In the initial 2 years of operations, they conducted R&D, trials, and provisional patent registration. In the third year, they conducted a go-to-market strategy, established the brand, and set up business in India and overseas markets. They also set up offices in multiple locations and worked on hiring and retaining key employees. In the fourth year of operations, the startup began its final patent registration process, deep-dived into data security measures, and conducted advanced R&D initiatives, etc.
Pursuant to business exigencies and ease of specialized health-tech fundraising from the US markets, one of the opportunities explored was to set up headquarters outside India with IP registration. In return, US Health tech funds promised a huge valuation and global credentials for ease of listing in the USA.
In awe of getting international access to foreign funds from recognized institutions, the promoters of I Co. explored the following scenarios to make F Co a holding company:
- Swap of shares by promoters of I Co. with F Co. and making it 100% subsidiary.
- Make F Co. as holding company and transfer of India business to new subsidiary.

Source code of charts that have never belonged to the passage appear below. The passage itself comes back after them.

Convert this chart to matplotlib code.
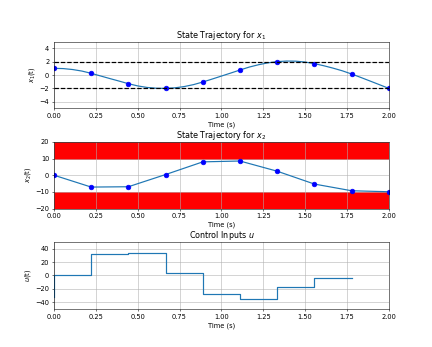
import numpy as np
import matplotlib
matplotlib.use('Agg')
import matplotlib.pyplot as plt

# collocation nodes
t_nodes = [0.0, 0.2222, 0.4444, 0.6667, 0.8889, 1.1111, 1.3333, 1.5556, 1.7778, 2.0]
x1_nodes = [1.0, 0.25, -1.3, -2.0, -1.05, 0.75, 2.0, 1.7, 0.15, -2.0]
x2_nodes = [0.0, -7.1, -6.9, 0.4, 8.0, 8.5, 2.4, -5.3, -9.3, -9.9]

# smooth x1 trajectory
t_fine = np.linspace(0, 2, 37)
x1_fine = [1.0, 0.96, 0.82, 0.59, 0.25, -0.14, -0.53, -0.91, -1.3, -1.63, -1.86, -1.98,
           -2.0, -1.92, -1.73, -1.44, -1.05, -0.61, -0.16, 0.29, 0.75, 1.19, 1.54, 1.82,
           2.0, 2.09, 2.07, 1.94, 1.7, 1.39, 1.03, 0.63, 0.15, -0.37, -0.91, -1.45, -2.0]

# control inputs (step, 'pre')
u_vals = [-32.0, 0.5, 32.5, 33.5, 3.0, -27.5, -35.0, -18.0, -3.5]

x1_bound = 2
x2_bound = 10

fig = plt.figure(figsize=(9, 7.23))

ax1 = plt.subplot(3, 1, 1)
ax1.plot(t_fine, x1_fine, lw=1.8)
ax1.plot(t_nodes, x1_nodes, 'bo', ms=7)
ax1.axhline(x1_bound, color='k', linestyle='--', lw=1.8)
ax1.axhline(-x1_bound, color='k', linestyle='--', lw=1.8)
ax1.set_xlim(0, 2)
ax1.set_ylim(-5, 5)
ax1.set_title('State Trajectory for $x_1$')
ax1.set_xlabel('Time (s)')
ax1.set_ylabel('$x_1$(t)')
ax1.grid(True)

ax2 = plt.subplot(3, 1, 2)
ax2.axhspan(x2_bound, 20, color='red')
ax2.axhspan(-20, -x2_bound, color='red')
ax2.plot(t_nodes, x2_nodes, lw=1.8)
ax2.plot(t_nodes, x2_nodes, 'bo', ms=7)
ax2.set_xlim(0, 2)
ax2.set_ylim(-20, 20)
ax2.set_title('State Trajectory for $x_2$')
ax2.set_xlabel('Time (s)')
ax2.set_ylabel('$x_2$(t)')
ax2.grid(True)

ax3 = plt.subplot(3, 1, 3)
ax3.step(t_nodes[:-1], u_vals, lw=1.8)
ax3.set_xlim(0, 2)
ax3.set_ylim(-50, 50)
ax3.set_title('Control Inputs $u$')
ax3.set_xlabel('Time (s)')
ax3.set_ylabel('$u$(t)')
ax3.grid(True)

plt.subplots_adjust(hspace=0.5)
plt.savefig('out.png', dpi=48)
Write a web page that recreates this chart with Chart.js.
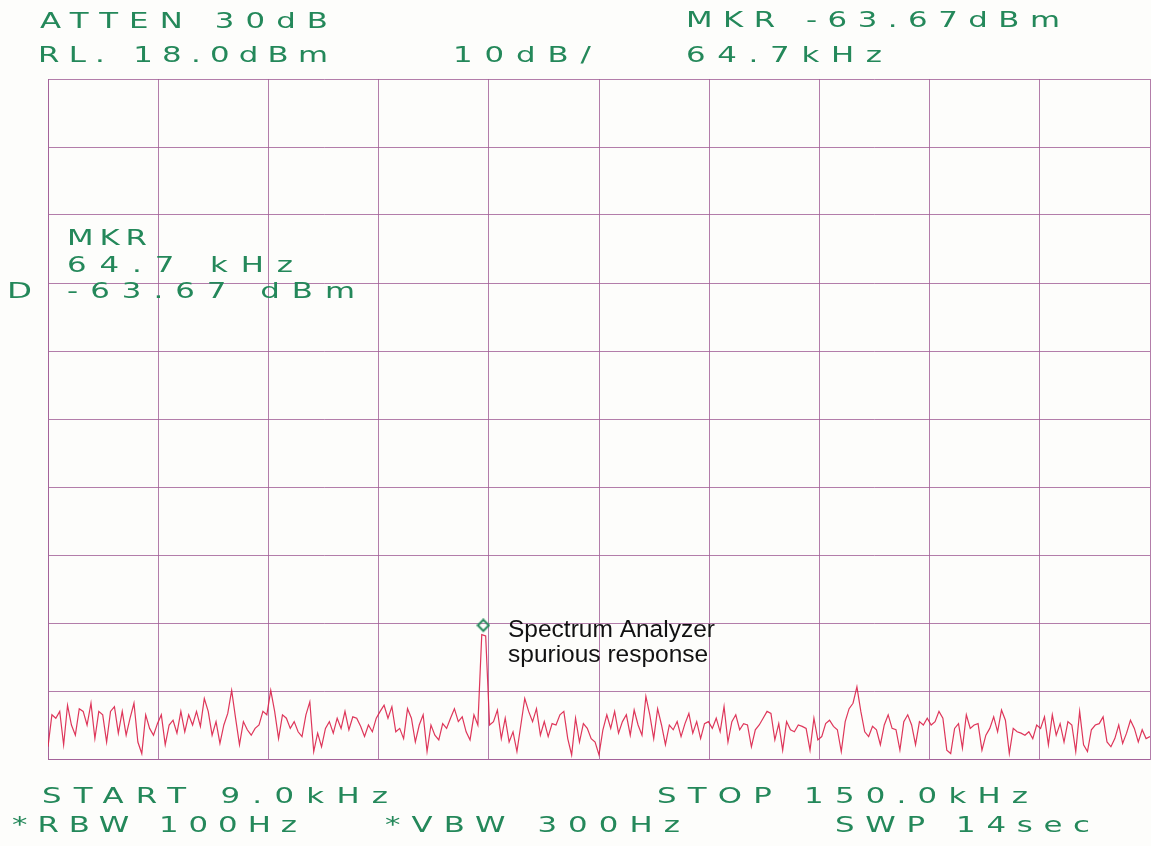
<!DOCTYPE html>
<html>
<head>
<meta charset="utf-8">
<title>Spectrum analyzer plot</title>
<script src="https://cdn.jsdelivr.net/npm/chart.js@4.4.1/dist/chart.umd.min.js"></script>
<style>
  html, body { margin: 0; padding: 0; background: #fdfdfb; }
  canvas { display: block; }
</style>
</head>
<body>
<canvas id="plot" width="1151" height="846"></canvas>
<script>
// sweep settings
const START_KHZ = 9.0
const STOP_KHZ = 150.0
const STEP_KHZ = 0.5
const REF_LEVEL_DBM = 18.0
const BOTTOM_DBM = -82.0

// 10 x 10 graticule
const X_GRID_KHZ = [9, 23.1, 37.2, 51.3, 65.4, 79.5, 93.6, 107.7, 121.8, 135.9, 150]
const Y_GRID_DBM = [-82, -72, -62, -52, -42, -32, -22, -12, -2, 8, 18]

// trace, one value every 0.5 kHz from 9.0 kHz
const TRACE_DBM = [
  -80.2, -75.5, -76.0, -75.0, -79.9, -74.1, -77.0, -78.5, -74.6, -75.0,
  -77.0, -73.8, -79.0, -75.0, -75.5, -79.5, -75.0, -74.3, -78.2, -75.0,
  -78.5, -76.0, -73.8, -79.5, -81.2, -75.5, -77.5, -78.5, -76.8, -75.5,
  -79.9, -77.0, -76.3, -78.2, -75.0, -78.0, -75.5, -77.0, -75.0, -77.2,
  -73.1, -75.0, -78.5, -76.5, -79.7, -77.0, -75.3, -71.9, -76.0, -79.9,
  -76.5, -77.7, -78.5, -77.5, -77.0, -75.0,
  -75.5, -71.9, -75.0, -79.0, -75.5, -76.0, -77.5, -76.5, -78.0, -78.7,
  -75.5, -73.6, -80.9, -78.2, -80.2, -77.5, -76.5, -78.2, -76.0, -77.5,
  -75.0, -77.7, -75.8, -76.0, -77.2, -78.7, -77.0, -78.0, -76.0, -75.0,
  -74.1, -76.0, -74.3, -78.0, -77.5, -79.0, -74.6, -76.0, -79.5, -77.0,
  -75.5, -80.9, -77.0, -78.5, -79.2, -76.8, -77.5, -76.0, -74.6, -76.5,
  -75.8, -78.0, -79.2, -75.5, -77.0,
  -63.7, -63.9,
  -77.0, -76.5, -74.8, -79.0, -76.0, -79.5, -78.0, -80.9, -77.0, -73.1,
  -75.0, -76.5, -74.6, -78.5, -76.5, -78.7, -76.8, -77.0, -75.5, -75.0,
  -79.0, -81.4, -76.0, -79.5, -76.8, -77.5, -79.0, -79.5, -81.4, -77.7,
  -75.5, -77.5, -75.0, -78.2, -76.5, -75.5, -78.5, -74.8, -77.0, -78.5,
  -72.8, -75.5, -79.0, -74.6, -77.0, -79.9, -77.0, -77.7, -76.5, -78.7,
  -76.8, -75.3, -78.2, -76.5, -79.0, -76.8,
  -76.5, -77.5, -76.0, -78.0, -74.3, -79.5, -76.5, -75.5, -77.7, -76.8,
  -77.0, -80.2, -77.7, -77.0, -76.0, -75.0, -75.3, -79.2, -76.8, -80.7,
  -76.5, -77.7, -78.0, -77.0, -77.2, -77.5, -80.7, -76.0, -79.2, -78.7,
  -76.8, -76.3, -77.2, -77.7, -80.9, -76.5, -74.6, -73.8, -71.4, -75.0,
  -78.0, -78.7, -77.2, -77.7, -79.9, -77.0, -75.5, -77.5, -77.7, -80.7,
  -76.5, -75.5, -77.0, -79.9, -76.5, -77.0, -76.0,
  -77.0, -76.5, -75.0, -76.0, -80.7, -81.2, -77.5, -76.8, -80.4, -75.5,
  -77.5, -77.0, -76.8, -80.7, -78.5, -77.5, -75.8, -78.0, -74.8, -76.3,
  -81.2, -77.5, -78.0, -78.2, -78.5, -78.0, -79.0, -77.0, -77.5, -75.8,
  -79.9, -75.5, -78.5, -76.8, -79.5, -76.5, -77.0, -80.9, -75.0, -79.9,
  -80.9, -77.7, -77.0, -76.8, -75.8, -79.5, -80.2, -79.0, -77.0, -79.7,
  -78.2, -76.3, -77.5, -79.5, -77.7, -79.0, -78.7
]

const MARKER_KHZ = 64.7
const MARKER_DBM = -63.67

// plotter annotation
const ANNOTATION_TEXT = [
  'ATTEN 30dB', 'RL. 18.0dBm', '10dB/', 'MKR -63.67dBm', '64.7kHz',
  'MKR', '64.7 kHz', '-63.67 dBm', 'D',
  'START 9.0kHz', 'STOP 150.0kHz', '*RBW 100Hz', '*VBW 300Hz', 'SWP 14sec'
]
const NOTE_LINES = ['Spectrum Analyzer', 'spurious response']

const GREEN = '#24885a'
const GRID = 'rgba(160, 92, 150, 0.8)'
const TRACE = 'rgba(218, 32, 72, 0.9)'

// where each annotation string sits: left, baseline, width
const ANNOTATION_BOXES = [
  [40, 28, 288], [38, 62, 290], [453, 62, 138], [686, 27, 374], [686, 62, 196],
  [67, 245, 80], [67, 272, 226], [67, 298, 288], [7, 298, 25],
  [42, 803, 346], [657, 803, 371], [12, 832, 285], [385, 832, 295], [835, 832, 255]
]

/**
 * Draws a string starting at x with wide letters spread out to a given width,
 * the way the pen plotter draws its characters.
 */
function spreadText(ctx, text, x, y, width) {
  const sx = 1.4
  ctx.letterSpacing = '0px'
  const natural = ctx.measureText(text).width
  const gap = text.length > 1 ? (width / sx - natural) / (text.length - 1) : 0
  ctx.save()
  ctx.translate(x, y)
  ctx.scale(text.length > 1 ? sx : width / natural, 1)
  ctx.letterSpacing = Math.max(gap, 0) + 'px'
  ctx.fillText(text, 0, 0)
  ctx.restore()
}

/**
 * Marker glyph: a small open diamond that the plotter draws just above the trace point.
 */
function markerGlyph() {
  const c = document.createElement('canvas')
  c.width = 14
  c.height = 32
  const g = c.getContext('2d')
  g.strokeStyle = GREEN
  g.lineWidth = 2
  g.beginPath()
  g.moveTo(7, 1.5)
  g.lineTo(12.5, 7)
  g.lineTo(7, 12.5)
  g.lineTo(1.5, 7)
  g.closePath()
  g.stroke()
  return c
}

const plotterText = {
  id: 'plotterText',
  afterDraw(chart) {
    const ctx = chart.ctx
    ctx.save()
    ctx.fillStyle = GREEN
    ctx.font = '22px "DejaVu Sans"'
    ctx.textBaseline = 'alphabetic'
    ANNOTATION_TEXT.forEach((text, i) => {
      const [x, y, w] = ANNOTATION_BOXES[i]
      spreadText(ctx, text, x, y, w)
    })
    ctx.fillStyle = '#111'
    ctx.font = '24.5px "Liberation Sans"'
    NOTE_LINES.forEach((line, i) => {
      ctx.fillText(line, 508, 637 + i * 25)
    })
    ctx.restore()
  }
}

const traceData = TRACE_DBM.map((dbm, i) => ({ x: START_KHZ + i * STEP_KHZ, y: dbm }))

new Chart(document.getElementById('plot').getContext('2d'), {
  type: 'line',
  data: {
    datasets: [
      {
        label: 'trace',
        data: traceData,
        borderColor: TRACE,
        borderWidth: 1.2,
        pointRadius: 0,
        tension: 0
      },
      {
        label: 'marker',
        type: 'scatter',
        data: [{ x: MARKER_KHZ, y: MARKER_DBM }],
        pointStyle: markerGlyph(),
        pointRadius: 7
      }
    ]
  },
  options: {
    responsive: false,
    animation: false,
    layout: { autoPadding: false, padding: { left: 48, top: 79, right: 1, bottom: 87 } },
    plugins: { legend: { display: false }, tooltip: { enabled: false } },
    scales: {
      x: {
        type: 'linear',
        min: START_KHZ,
        max: STOP_KHZ,
        afterBuildTicks: (axis) => { axis.ticks = X_GRID_KHZ.map((v) => ({ value: v })) },
        ticks: { display: false },
        grid: { color: GRID, lineWidth: 1, drawTicks: false },
        border: { color: GRID, width: 1 }
      },
      y: {
        min: BOTTOM_DBM,
        max: REF_LEVEL_DBM,
        afterBuildTicks: (axis) => { axis.ticks = Y_GRID_DBM.map((v) => ({ value: v })) },
        ticks: { display: false },
        grid: { color: GRID, lineWidth: 1, drawTicks: false },
        border: { color: GRID, width: 1 }
      }
    }
  },
  plugins: [plotterText]
})
</script>
</body>
</html>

Swap of shares by promoters of I Co. with F Co. and making it 100% subsidiary
One of the preferred and easy methods for implementing a ‘flip’ strategy is through a share swap. Under this exercise, the shares held by the shareholders of the I Co. are swapped with the shares of the F Co., making F Co. a holding company (F hold Co.). Therefore, the shareholders of I Co. become shareholders of the F hold Co. and indirectly hold I Co.
Foreign Exchange Laws Implications
Indian entities have the flexibility to make Overseas Investment (OI) by way of swap of securities, which is not restricted to only equity shares post August 2022. Swap of securities shall comply Foreign Direct Investment (FDI) and Overseas Direct Investment (ODI) or Overseas Portfolio Investment (OPI) with OI guidelines prescribed under Foreign Exchange Management Act (FEMA),1999. Threshold stake limits and nature of control in foreign entity are key to deciding whether transaction shall comply with ODI or OPI compliance.
Tax Implications
Any investment made by or in a startup company entails numerous tax implications, depending on the jurisdiction where the company is situated. Externalization poses as a viable solution to reduce, if not entirely circumvent, these tax implications make functioning of the company commercially viable in a cost-effective manner.
Tax planning shall be the by-product of any commercially bona-fide transaction structuring, but cash strapped startups perceive India as land imposing numerous taxes. Some include exorbitant corporate tax rates of 22%-25%, surcharge and cess; gift tax for undervaluation of capital transactions; angel tax for investment from specified global territories at premium; minimum alternative tax and ESOP tax. From an Indian perspective, the highly regulated tax regime and heavy regulatory checklist are some of the biggest reasons for Indian startups to think of flipping their structure into other luring jurisdictions like the UK, UAE or Singapore.
- Friendly corporate tax structures in Singapore (17%), UAE (9%) and UK (19%) are making tax regimes more favorable for the ease of doing business. Also, relaxation in Capital Gain Tax as well as Dividend Tax in Singapore and UAE.
- Historically, US private equity/venture capitalists have shown interest in overseas startups only if the promoters agree to ‘flip’ their corporate structure, wherein a US parent company is created with Intellectual Property (IP) rights transferred to US jurisdiction and promise to create job opportunities within the US. Over the years, global startups preferred to ‘flip’ for access to US funding and a supportive regulatory ecosystem.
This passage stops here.